Beleza ajuda a vender automóveis; disso ninguém duvida. Há inúmeros
casos, aqui ou no exterior, de carros nem tão bons assim sob diversos
aspectos, mas que conseguiram grande aceitação por se destacar em
estilo. Quando se trata de Brasil, ainda mais: é famosa mundo afora a
valorização que damos à aparência, a apresentar aos outros algo que
pareça bom, moderno, caro ou tudo isso, mesmo que não o seja.

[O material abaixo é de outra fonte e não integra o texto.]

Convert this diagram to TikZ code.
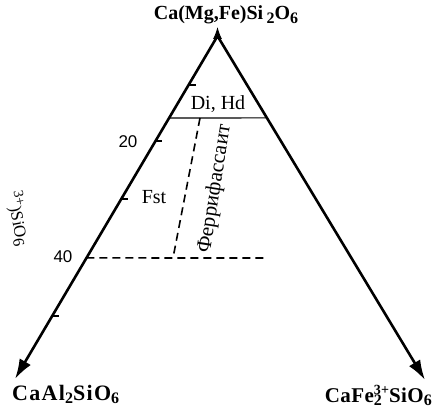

Diante desse quadro, tem causado espanto ver alguns recentes
lançamentos da indústria nacional. E o que me leva a abordar esse
assunto, como se imagina, é a apresentação da minivan
Chevrolet Spin,
um projeto da General Motors do Brasil para substituir as longevas
Meriva e Zafira.
Minivans são, por definição, um tipo de veículo que desafia a
criatividade dos projetistas. No passado elas eram retilíneas a ponto
de parecer um caixote sobre rodas, como as primeiras gerações da
Dodge Caravan e da
Renault Espace — duas
das criadoras desse segmento em âmbito mundial, ao lado da japonesa
Nissan Prairie. Nos anos
90 ganharam curvas e na década passada voltaram ao predomínio de
linhas retas, mas com alguma harmonia, tendência da qual a Zafira era
um bom exemplo.
Como a maior parte dos desenhos da alemã Opel — marca responsável por
quase todos os projetos de estilo de automóveis lançados pela GMB do
primeiro Opala ao Vectra hatch —, a minivan mostrava formas simples
que não despertavam suspiros, mas não causavam rejeição e tinham a
qualidade de demorar a envelhecer. O mesmo pode ser dito de outros
Chevrolets originários da Opel, como as duas gerações do Corsa, o
Astra, o Omega original e os dois primeiros Vectras (abro exceção para
a terceira geração deste sedã, com sua traseira que parece já ter
nascido ultrapassada).
Duvida? Basta comparar o Vectra lançado aqui em 1996 com qualquer
outro carro da época. Com raras exceções, em geral em segmentos bem
superiores, será difícil encontrar um que tenha visto passar 16 anos
com tanta elegância.
Em algum momento, porém, a GM local decidiu partir para a
independência. Não que fosse a primeira vez: além das infinitas
remodelações aplicadas aos velhos Opala e Chevette, a subsidiária
brasileira havia desenvolvido no passado alguns bons projetos
parciais, como as versões sedã e picape das duas gerações do Corsa e a
frente com que o S10 e o Blazer foram lançados em 1995 (mais atraente,
a meu ver, que a original dos Estados Unidos). O próprio Celta de
2000, um redesenho local para o Corsa, não ficou de todo mau apesar da
aparência de fragilidade, que se tentou corrigir seis anos depois com
a adoção de faróis exagerados.
Até ali, entre erros e acertos, o saldo parecia bastante positivo para
o braço brasileiro da Chevrolet. Mas algum fator — talvez a intenção
da corporação norte-americana de vender a Opel depois que se deflagrou
a crise econômica mundial — levou à decisão de priorizar o
desenvolvimento de estilo no País, com exceção de alguns modelos que
teriam o projeto trazido da Coreia do Sul, como Sonic e Cruze, ou de
carros importados a exemplo de Captiva e Omega. Para os segmentos de
maior volume de vendas, os desenhos seriam mesmo elaborados em São
Caetano do Sul, SP. |
Frente de picape
O primeiro fruto da nova fase apareceu em 2009, o hatch Agile. Foi
um espanto: o que havia acontecido com a GM em um segmento antes
ocupado pelos harmoniosos Corsas? Faróis e grade imensos formavam uma
frente que parecia ter saído de um picape sem o necessário ajuste de
proporções. De lado, uma peça plástica simulava com mau gosto a
extensão da linha das janelas, enquanto a traseira simples, tímida,
não combinava com o restante. Era como se diferentes equipes — nenhuma
delas de grande talento — tivessem se encarregado de desenhar cada
parte do carro sem se comunicar com as demais.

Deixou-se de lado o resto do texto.